_INFORMATION SUPPLIED:_
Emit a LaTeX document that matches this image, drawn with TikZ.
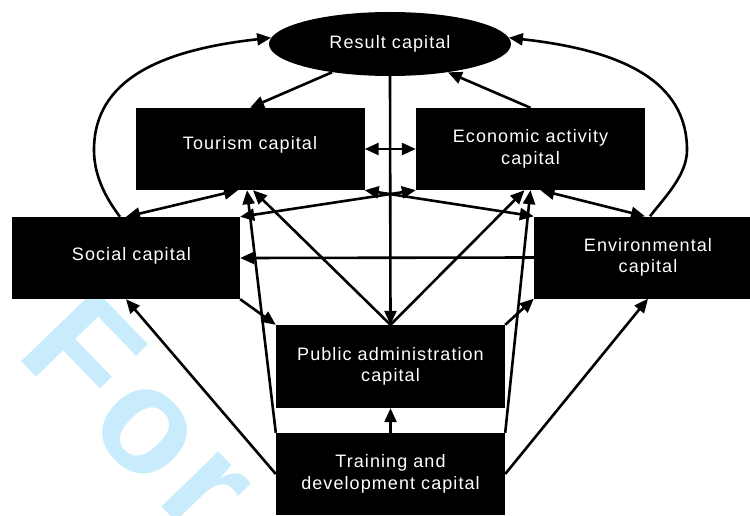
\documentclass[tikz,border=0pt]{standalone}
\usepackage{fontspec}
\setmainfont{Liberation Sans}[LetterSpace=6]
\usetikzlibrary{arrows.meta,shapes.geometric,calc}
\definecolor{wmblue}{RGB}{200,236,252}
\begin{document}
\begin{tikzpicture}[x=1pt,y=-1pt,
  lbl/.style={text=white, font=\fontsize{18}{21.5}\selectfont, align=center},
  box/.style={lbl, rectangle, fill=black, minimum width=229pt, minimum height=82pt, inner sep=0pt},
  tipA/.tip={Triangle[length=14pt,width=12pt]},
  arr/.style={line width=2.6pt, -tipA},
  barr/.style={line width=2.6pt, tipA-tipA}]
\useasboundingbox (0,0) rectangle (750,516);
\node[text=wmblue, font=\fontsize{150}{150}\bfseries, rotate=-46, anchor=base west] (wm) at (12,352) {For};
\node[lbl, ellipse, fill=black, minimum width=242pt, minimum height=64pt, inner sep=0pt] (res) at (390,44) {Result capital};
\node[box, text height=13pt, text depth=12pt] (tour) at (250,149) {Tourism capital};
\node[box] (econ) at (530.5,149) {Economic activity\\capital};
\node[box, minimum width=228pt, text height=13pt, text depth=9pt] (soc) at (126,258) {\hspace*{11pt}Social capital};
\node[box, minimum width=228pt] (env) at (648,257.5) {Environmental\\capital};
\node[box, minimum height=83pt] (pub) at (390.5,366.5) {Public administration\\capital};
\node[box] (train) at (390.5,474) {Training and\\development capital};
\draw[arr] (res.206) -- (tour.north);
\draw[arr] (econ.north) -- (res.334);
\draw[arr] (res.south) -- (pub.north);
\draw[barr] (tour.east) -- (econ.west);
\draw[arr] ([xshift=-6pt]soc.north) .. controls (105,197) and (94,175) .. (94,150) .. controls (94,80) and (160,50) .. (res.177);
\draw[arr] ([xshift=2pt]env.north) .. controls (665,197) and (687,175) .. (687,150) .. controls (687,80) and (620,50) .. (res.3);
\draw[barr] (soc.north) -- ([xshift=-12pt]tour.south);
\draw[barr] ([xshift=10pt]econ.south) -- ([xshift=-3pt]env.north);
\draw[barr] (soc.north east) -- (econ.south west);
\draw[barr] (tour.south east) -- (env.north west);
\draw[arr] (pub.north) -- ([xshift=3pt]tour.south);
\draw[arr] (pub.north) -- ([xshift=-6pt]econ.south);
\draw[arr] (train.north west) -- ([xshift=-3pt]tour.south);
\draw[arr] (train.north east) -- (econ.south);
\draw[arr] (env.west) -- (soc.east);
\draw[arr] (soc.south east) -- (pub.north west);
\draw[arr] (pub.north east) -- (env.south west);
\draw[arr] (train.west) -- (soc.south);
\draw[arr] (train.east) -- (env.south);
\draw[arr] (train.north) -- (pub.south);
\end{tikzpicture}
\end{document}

_EXERCISE AIM:_
Reproduce the data above in full, exactly as it is, with the pictures left out.

_FINISHED TASK:_
Emit a LaTeX document that matches this image, drawn with TikZ.
\documentclass[tikz,border=0pt]{standalone}
\usepackage{fontspec}
\setmainfont{Liberation Sans}[LetterSpace=6]
\usetikzlibrary{arrows.meta,shapes.geometric,calc}
\definecolor{wmblue}{RGB}{200,236,252}
\begin{document}
\begin{tikzpicture}[x=1pt,y=-1pt,
  lbl/.style={text=white, font=\fontsize{18}{21.5}\selectfont, align=center},
  box/.style={lbl, rectangle, fill=black, minimum width=229pt, minimum height=82pt, inner sep=0pt},
  tipA/.tip={Triangle[length=14pt,width=12pt]},
  arr/.style={line width=2.6pt, -tipA},
  barr/.style={line width=2.6pt, tipA-tipA}]
\useasboundingbox (0,0) rectangle (750,516);
\node[text=wmblue, font=\fontsize{150}{150}\bfseries, rotate=-46, anchor=base west] (wm) at (12,352) {For};
\node[lbl, ellipse, fill=black, minimum width=242pt, minimum height=64pt, inner sep=0pt] (res) at (390,44) {Result capital};
\node[box, text height=13pt, text depth=12pt] (tour) at (250,149) {Tourism capital};
\node[box] (econ) at (530.5,149) {Economic activity\\capital};
\node[box, minimum width=228pt, text height=13pt, text depth=9pt] (soc) at (126,258) {\hspace*{11pt}Social capital};
\node[box, minimum width=228pt] (env) at (648,257.5) {Environmental\\capital};
\node[box, minimum height=83pt] (pub) at (390.5,366.5) {Public administration\\capital};
\node[box] (train) at (390.5,474) {Training and\\development capital};
\draw[arr] (res.206) -- (tour.north);
\draw[arr] (econ.north) -- (res.334);
\draw[arr] (res.south) -- (pub.north);
\draw[barr] (tour.east) -- (econ.west);
\draw[arr] ([xshift=-6pt]soc.north) .. controls (105,197) and (94,175) .. (94,150) .. controls (94,80) and (160,50) .. (res.177);
\draw[arr] ([xshift=2pt]env.north) .. controls (665,197) and (687,175) .. (687,150) .. controls (687,80) and (620,50) .. (res.3);
\draw[barr] (soc.north) -- ([xshift=-12pt]tour.south);
\draw[barr] ([xshift=10pt]econ.south) -- ([xshift=-3pt]env.north);
\draw[barr] (soc.north east) -- (econ.south west);
\draw[barr] (tour.south east) -- (env.north west);
\draw[arr] (pub.north) -- ([xshift=3pt]tour.south);
\draw[arr] (pub.north) -- ([xshift=-6pt]econ.south);
\draw[arr] (train.north west) -- ([xshift=-3pt]tour.south);
\draw[arr] (train.north east) -- (econ.south);
\draw[arr] (env.west) -- (soc.east);
\draw[arr] (soc.south east) -- (pub.north west);
\draw[arr] (pub.north east) -- (env.south west);
\draw[arr] (train.west) -- (soc.south);
\draw[arr] (train.east) -- (env.south);
\draw[arr] (train.north) -- (pub.south);
\end{tikzpicture}
\end{document}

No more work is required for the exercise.